Gaming on a Schedule, Day 2: Adding some structure to Microsoft Flight Simulator

I really enjoy simulations, which is why I wanted to set aside a day in my schedule to take the time to enjoy them. But I’ve come to something of a conclusion in more recent years: I’m not very good at knowing what to do with a completely free-form sandbox.

I’m not sure I ever was — though I did play a lot of SimCity and SimCity 2000 back in the day, and I played both of those in the sandbox mode rather than diving into the Scenarios — but I feel like this part of my brain has started to have real trouble in more recent years.

To whit, I was super-excited for the (now not particularly) new version of Microsoft Flight Simulator that came out in 2020, but after picking it up, I found that I haven’t actually spent that much time with it in total. Relatively speaking, I mean; I’ve still put 40+ hours into it to date, but compared to dedicated propellerheads that’s nothing.

Part of my problem is that I fire it up and I don’t really know what to do. I get hit with that exact same analysis paralysis I described when establishing the schedule around which this whole experiment is based. And once again, it’s entirely due to having too many options. There’s clearly a hard limit in my brain somewhere that says “if there are more than [x] number of options, shut down” — trouble is, I’m not entirely sure what that limit is; perhaps it even varies from day to day, which I suspect it does.

So earlier today during some downtime at work, I looked up some suggestions from other people online on Things To Do in Microsoft Flight Simulator. There are a lot of good suggestions out there, but one that caught my eye was a third-party program called NeoFly. This is a free program (with a paid option) that effectively adds a “career” to Microsoft Flight Simulator… kind of.

It doesn’t actually revamp the game itself; everything is done through an external Windows program, but that program is able to communicate with Microsoft Flight Simulator through its… API or however it works and keep track of what you’re doing in various ways. That means it knows things like what plane you’re flying, where you’re going, the settings you applied to that plane — pretty much everything about what you’re doing in the sim.

This allows NeoFly, as an external application, to do pretty much everything you might want from a built-in career mode, with only the mild inconvenience of having to Alt-Tab out to it between flights, and having to set your plane up manually to conform to the mission specifications, rather than it being done for you.

And it’s a surprisingly substantial affair, too. Beginning as a rookie pilot with a small amount of cash in the bank and one of several possible starting aircraft (I went for the classic Cessna 152, a Microsoft Flight Simulator mainstay) you can take on jobs, buy and sell goods to trade between airports, take on licensing examinations, buy, sell and rent aircraft and even, with the paid version, run a full-on airline company.

One forum poster I found enthusing about it described it as giving Microsoft Flight Simulator the Euro Truck Simulator 2 treatment — and that’s basically exactly what it is.

And it’s great!
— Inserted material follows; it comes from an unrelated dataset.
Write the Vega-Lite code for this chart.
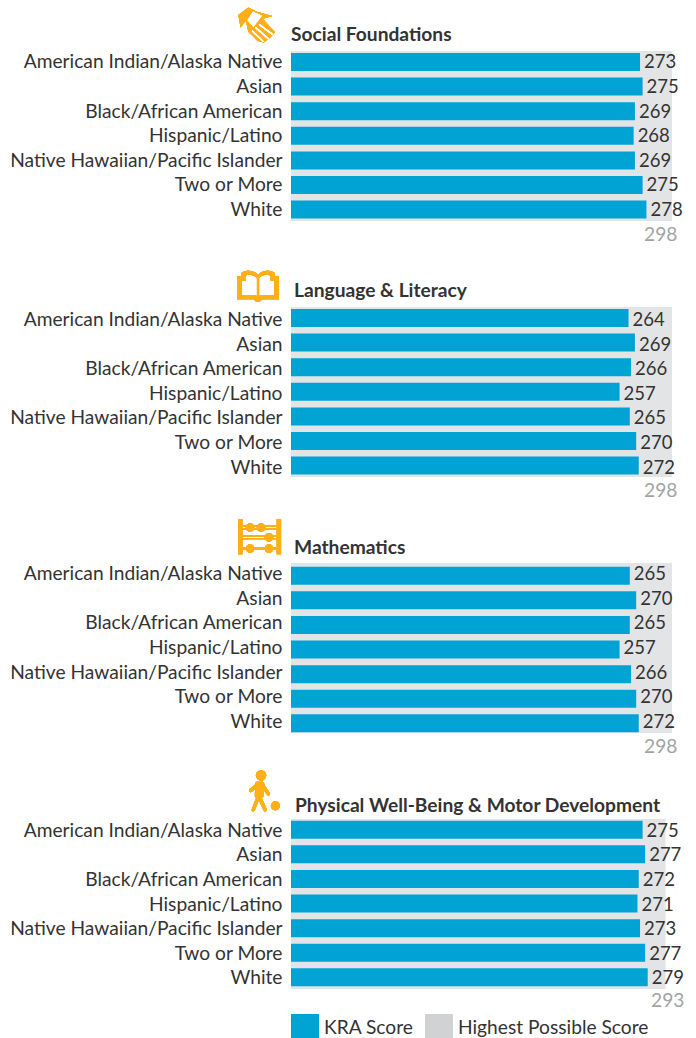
{
"$schema":"https://vega.github.io/schema/vega-lite/v6.json",
"padding":{"left":9,"top":7,"right":0,"bottom":0},
"background":"white",
"config":{"view":{"stroke":null},"font":"Lato","text":{"font":"Lato"},"axis":{"labelFont":"Lato"},"legend":{"labelFont":"Lato"},"title":{"font":"Lato"}},
"bounds":"flush",
"spacing":86,
"data":{"values":[
{"subject":"Social Foundations","group":"American Indian/Alaska Native","score":273,"max":298},
{"subject":"Social Foundations","group":"Asian","score":275,"max":298},
{"subject":"Social Foundations","group":"Black/African American","score":269,"max":298},
{"subject":"Social Foundations","group":"Hispanic/Latino","score":268,"max":298},
{"subject":"Social Foundations","group":"Native Hawaiian/Pacific Islander","score":269,"max":298},
{"subject":"Social Foundations","group":"Two or More","score":275,"max":298},
{"subject":"Social Foundations","group":"White","score":278,"max":298},
{"subject":"Language & Literacy","group":"American Indian/Alaska Native","score":264,"max":298},
{"subject":"Language & Literacy","group":"Asian","score":269,"max":298},
{"subject":"Language & Literacy","group":"Black/African American","score":266,"max":298},
{"subject":"Language & Literacy","group":"Hispanic/Latino","score":257,"max":298},
{"subject":"Language & Literacy","group":"Native Hawaiian/Pacific Islander","score":265,"max":298},
{"subject":"Language & Literacy","group":"Two or More","score":270,"max":298},
{"subject":"Language & Literacy","group":"White","score":272,"max":298},
{"subject":"Mathematics","group":"American Indian/Alaska Native","score":265,"max":298},
{"subject":"Mathematics","group":"Asian","score":270,"max":298},
{"subject":"Mathematics","group":"Black/African American","score":265,"max":298},
{"subject":"Mathematics","group":"Hispanic/Latino","score":257,"max":298},
{"subject":"Mathematics","group":"Native Hawaiian/Pacific Islander","score":266,"max":298},
{"subject":"Mathematics","group":"Two or More","score":270,"max":298},
{"subject":"Mathematics","group":"White","score":272,"max":298},
{"subject":"Physical Well-Being & Motor Development","group":"American Indian/Alaska Native","score":275,"max":293},
{"subject":"Physical Well-Being & Motor Development","group":"Asian","score":277,"max":293},
{"subject":"Physical Well-Being & Motor Development","group":"Black/African American","score":272,"max":293},
{"subject":"Physical Well-Being & Motor Development","group":"Hispanic/Latino","score":271,"max":293},
{"subject":"Physical Well-Being & Motor Development","group":"Native Hawaiian/Pacific Islander","score":273,"max":293},
{"subject":"Physical Well-Being & Motor Development","group":"Two or More","score":277,"max":293},
{"subject":"Physical Well-Being & Motor Development","group":"White","score":279,"max":293}
]},
"vconcat":[
{"width":381,"height":170,
"title":{"text":"Social Foundations","anchor":"start","frame":"group","fontSize":19.2,"fontWeight":"bold","color":"#333333","offset":-38,"dx":0},
"transform":[{"filter":"datum.subject==='Social Foundations'"}],
"layer":[
{"mark":{"type":"rect","color":"#E3E4E6"},"encoding":{"x":{"aggregate":"max","field":"max","type":"quantitative","scale":{"domain":[0,298],"nice":false},"axis":{"values":[298],"title":null,"grid":false,"domain":false,"ticks":false,"labelAlign":"right","labelOffset":5,"labelPadding":4,"labelFontSize":19.2,"labelColor":"#A3A3A3"}},"x2":{"datum":0},"y":{"value":0},"y2":{"value":170}}},
{"mark":{"type":"bar","color":"#00A3D3"},"encoding":{"x":{"field":"score","type":"quantitative","scale":{"domain":[0,298],"nice":false}},"y":{"field":"group","type":"nominal","sort":null,"scale":{"paddingInner":0.268,"paddingOuter":0.089,"align":0.45},"axis":{"title":null,"domain":false,"ticks":false,"labelFontSize":19.2,"labelColor":"#333333","labelPadding":9,"labelLimit":400,"labelOffset":0.5}}}},
{"mark":{"type":"text","align":"left","baseline":"middle","dx":4,"dy":0.5,"fontSize":18.5,"color":"#333333"},"encoding":{"x":{"field":"score","type":"quantitative"},"y":{"field":"group","type":"nominal","sort":null},"text":{"field":"score","type":"quantitative"}}},
{"mark":{"type":"point","filled":true,"opacity":1,"size":1369,"fill":"#FFB018","yOffset":-37,"shape":"M-0.98,-0.54 L-0.44,-0.95 L0.01,-0.72 L0.86,-0.49 L0.33,-0.34 L1,0.4 L0.82,0.59 L0.64,0.77 L0.37,0.95 L0.05,0.85 L-0.44,0.36 L-0.57,-0.23 L-0.86,0.13 Z"},"encoding":{"x":{"datum":-27},"y":{"datum":"American Indian/Alaska Native"}}},
{"mark":{"type":"point","filled":true,"opacity":1,"size":1369,"fill":"#FFFFFF","stroke":"#FFFFFF","strokeWidth":1.2,"yOffset":-37,"shape":"M-0.44,-0.27 L-0.17,-0.67 L0.23,-0.49 L-0.17,0.05 Z M0.15,-0.03 L0.87,0.52 M-0.05,0.14 L0.66,0.76 M-0.23,0.32 L0.37,0.9"},"encoding":{"x":{"datum":-27},"y":{"datum":"American Indian/Alaska Native"}}}
]},
{"width":381,"height":170,
"title":{"text":"Language & Literacy","anchor":"start","frame":"group","fontSize":19.2,"fontWeight":"bold","color":"#333333","offset":-30,"dx":3},
"transform":[{"filter":"datum.subject==='Language & Literacy'"}],
"layer":[
{"mark":{"type":"rect","color":"#E3E4E6"},"encoding":{"x":{"aggregate":"max","field":"max","type":"quantitative","scale":{"domain":[0,298],"nice":false},"axis":{"values":[298],"title":null,"grid":false,"domain":false,"ticks":false,"labelAlign":"right","labelOffset":5,"labelPadding":4,"labelFontSize":19.2,"labelColor":"#A3A3A3"}},"x2":{"datum":0},"y":{"value":0},"y2":{"value":170}}},
{"mark":{"type":"bar","color":"#00A3D3"},"encoding":{"x":{"field":"score","type":"quantitative","scale":{"domain":[0,298],"nice":false}},"y":{"field":"group","type":"nominal","sort":null,"scale":{"paddingInner":0.268,"paddingOuter":0.089,"align":0.45},"axis":{"title":null,"domain":false,"ticks":false,"labelFontSize":19.2,"labelColor":"#333333","labelPadding":9,"labelLimit":400,"labelOffset":2}}}},
{"mark":{"type":"text","align":"left","baseline":"middle","dx":4,"dy":2,"fontSize":18.5,"color":"#333333"},"encoding":{"x":{"field":"score","type":"quantitative"},"y":{"field":"group","type":"nominal","sort":null},"text":{"field":"score","type":"quantitative"}}},
{"mark":{"type":"point","filled":true,"opacity":1,"size":1764,"fill":"#FFB018","yOffset":-31,"shape":"M-1,-0.5 L-0.78,-0.5 L-0.78,-0.68 C-0.5,-0.82 -0.2,-0.8 0,-0.58 C0.2,-0.8 0.5,-0.82 0.78,-0.68 L0.78,-0.5 L1,-0.5 L1,0.58 L0.2,0.58 Q0,0.85 -0.2,0.58 L-1,0.58 Z M-0.05,-0.42 C-0.2,-0.6 -0.5,-0.62 -0.6,-0.52 L-0.6,-0.3 L-0.78,-0.3 L-0.78,0.38 L-0.1,0.38 L-0.05,0.5 Z M0.05,-0.42 L0.05,0.5 L0.1,0.38 L0.78,0.38 L0.78,-0.3 L0.6,-0.3 L0.6,-0.52 C0.5,-0.62 0.2,-0.6 0.05,-0.42 Z"},"encoding":{"x":{"datum":-25.8},"y":{"datum":"American Indian/Alaska Native"}}}
]},
{"width":381,"height":170,
"title":{"text":"Mathematics","anchor":"start","frame":"group","fontSize":19.2,"fontWeight":"bold","color":"#333333","offset":-39,"dx":3},
"transform":[{"filter":"datum.subject==='Mathematics'"}],
"layer":[
{"mark":{"type":"rect","color":"#E3E4E6"},"encoding":{"x":{"aggregate":"max","field":"max","type":"quantitative","scale":{"domain":[0,298],"nice":false},"axis":{"values":[298],"title":null,"grid":false,"domain":false,"ticks":false,"labelAlign":"right","labelOffset":5,"labelPadding":4,"labelFontSize":19.2,"labelColor":"#A3A3A3"}},"x2":{"datum":0},"y":{"value":0},"y2":{"value":170}}},
{"mark":{"type":"bar","color":"#00A3D3"},"encoding":{"x":{"field":"score","type":"quantitative","scale":{"domain":[0,298],"nice":false}},"y":{"field":"group","type":"nominal","sort":null,"scale":{"paddingInner":0.268,"paddingOuter":0.089,"align":0.85},"axis":{"title":null,"domain":false,"ticks":false,"labelFontSize":19.2,"labelColor":"#333333","labelPadding":9,"labelLimit":400,"labelOffset":-1.5}}}},
{"mark":{"type":"text","align":"left","baseline":"middle","dx":4,"dy":-1.5,"fontSize":18.5,"color":"#333333"},"encoding":{"x":{"field":"score","type":"quantitative"},"y":{"field":"group","type":"nominal","sort":null},"text":{"field":"score","type":"quantitative"}}},
{"mark":{"type":"point","filled":true,"opacity":1,"size":1849,"fill":"#FFB018","yOffset":-39,"shape":"M-1,-0.82 L-0.8,-0.82 L-0.8,0.82 L-1,0.82 Z M0.8,-0.82 L1,-0.82 L1,0.82 L0.8,0.82 Z M-0.8,-0.52 L0.8,-0.52 L0.8,-0.47 L-0.8,-0.47 Z M-0.8,-0.39 L0.8,-0.39 L0.8,-0.34 L-0.8,-0.34 Z M-0.8,-0.06 L0.8,-0.06 L0.8,-0.01 L-0.8,-0.01 Z M-0.8,0.07 L0.8,0.07 L0.8,0.12 L-0.8,0.12 Z M-0.8,0.5 L0.8,0.5 L0.8,0.6 L-0.8,0.6 Z M-0.64,-0.43 A0.2,0.2 0 1,1 -0.24,-0.43 A0.2,0.2 0 1,1 -0.64,-0.43 Z M-0.13,-0.43 A0.2,0.2 0 1,1 0.27,-0.43 A0.2,0.2 0 1,1 -0.13,-0.43 Z M0.24,0.03 A0.2,0.2 0 1,1 0.64,0.03 A0.2,0.2 0 1,1 0.24,0.03 Z M-0.64,0.55 A0.2,0.2 0 1,1 -0.24,0.55 A0.2,0.2 0 1,1 -0.64,0.55 Z M0.24,0.55 A0.2,0.2 0 1,1 0.64,0.55 A0.2,0.2 0 1,1 0.24,0.55 Z"},"encoding":{"x":{"datum":-24.6},"y":{"datum":"American Indian/Alaska Native"}}}
]},
{"width":381,"height":170,
"title":{"text":"Physical Well-Being & Motor Development","anchor":"start","frame":"group","fontSize":19.2,"fontWeight":"bold","color":"#333333","offset":-46,"dx":4},
"transform":[{"filter":"datum.subject==='Physical Well-Being & Motor Development'"}],
"layer":[
{"mark":{"type":"rect","opacity":0.6},"encoding":{"x":{"aggregate":"max","field":"max","type":"quantitative","scale":{"domain":[0,298],"nice":false},"axis":{"values":[293],"title":null,"grid":false,"domain":false,"ticks":false,"labelAlign":"right","labelOffset":18.4,"labelPadding":2.5,"labelFontSize":19.2,"labelColor":"#A3A3A3"}},"x2":{"datum":0},"y":{"value":0},"y2":{"value":170},"color":{"datum":"Highest Possible Score","scale":{"domain":["KRA Score","Highest Possible Score"],"range":["#00A3D3","#D1D2D4"]},"legend":{"title":null,"orient":"none","legendX":0,"legendY":963,"direction":"horizontal","columns":2,"symbolType":"square","symbolSize":784,"symbolOpacity":1,"symbolStrokeWidth":0,"labelFontSize":19.2,"labelColor":"#333333","labelOffset":5,"columnPadding":11,"padding":0,"labelLimit":400}}}},
{"mark":{"type":"bar"},"encoding":{"x":{"field":"score","type":"quantitative","scale":{"domain":[0,298],"nice":false}},"color":{"datum":"KRA Score"},"y":{"field":"group","type":"nominal","sort":null,"scale":{"paddingInner":0.268,"paddingOuter":0.089,"align":0.4},"axis":{"title":null,"domain":false,"ticks":false,"labelFontSize":19.2,"labelColor":"#333333","labelPadding":9,"labelLimit":400,"labelOffset":1}}}},
{"mark":{"type":"text","align":"left","baseline":"middle","dx":4,"dy":1,"fontSize":18.5,"color":"#333333"},"encoding":{"x":{"field":"score","type":"quantitative"},"y":{"field":"group","type":"nominal","sort":null},"text":{"field":"score","type":"quantitative"}}},
{"mark":{"type":"point","filled":true,"opacity":1,"size":1600,"fill":"#FFB018","stroke":"#FFB018","strokeWidth":3.4,"strokeCap":"round","strokeJoin":"round","yOffset":-39,"shape":"M-0.35,-0.77 A0.17,0.17 0 1,1 0,-0.77 A0.17,0.17 0 1,1 -0.35,-0.77 Z M0.4,0.75 A0.14,0.14 0 1,1 0.68,0.75 A0.14,0.14 0 1,1 0.4,0.75 Z M-0.38,-0.36 L-0.1,-0.36 L-0.14,0.26 L-0.4,0.26 Z M-0.28,-0.36 L-0.69,-0.02 M-0.14,-0.33 L0.19,0.15 M-0.31,0.3 L-0.56,0.95 M-0.28,0.26 L0.03,0.95"},"encoding":{"x":{"datum":-20.7},"y":{"datum":"American Indian/Alaska Native"}}}
]}
]
}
Flying with the added sense of “purpose” — helped enormously by the additional sound clips NeoFly adds into the sim — really elevates Microsoft Flight Simulator from something I’d just pootle around with for half and hour before going off to do something else into something I’m actually interested in engaging with more deeply.

I’m always in two minds about this sort of thing. I hold the opinion that “if you need to heavily mod a game to make it good, it wasn’t that good in the first place”. But at the same time, I’m also aware that this sort of “role-playing” has always been an important part of Flight Simulator culture; I remember back in the Flight Simulator II days for Atari 8-bit and Atari ST, my Dad had a bunch of books by a chap called Charles Gulick, and these books were filled with what were effectively “career missions” and “adventures” to perform in the sim. You’d tap in the settings Gulick provided, then follow his instructions in the text. The sim itself wasn’t any different, but your experience was.

That’s basically what NeoFly does, only in a more interactive fashion. And, on top of that, Microsoft Flight Simulator in its various incarnations has always been built with add-ons in mind. Pretty much every version from 4.0 onwards (possibly earlier?) had a thriving modding scene, and earlier versions had plenty of optional scenery disks for purchase. So taking the base sim and adding something to it has always been part of Microsoft Flight Simulator, so I’m choosing to declare my usual attitude to modding doesn’t apply here.

Besides, it’s already “good” without add-ons. I just found it hard to enjoy optimally.

But yeah! That’s been my evening with Microsoft Flight Simulator — with added enjoyment from my new HOTAS setup, which I traded in a yoke and pedals setup I didn’t get on that well with for earlier this week. It was a lot of fun, but mentally quite taxing — so I think before bed I might wind down with something a bit more lightweight. Perhaps some Hotel Renovator — more on that another time, though!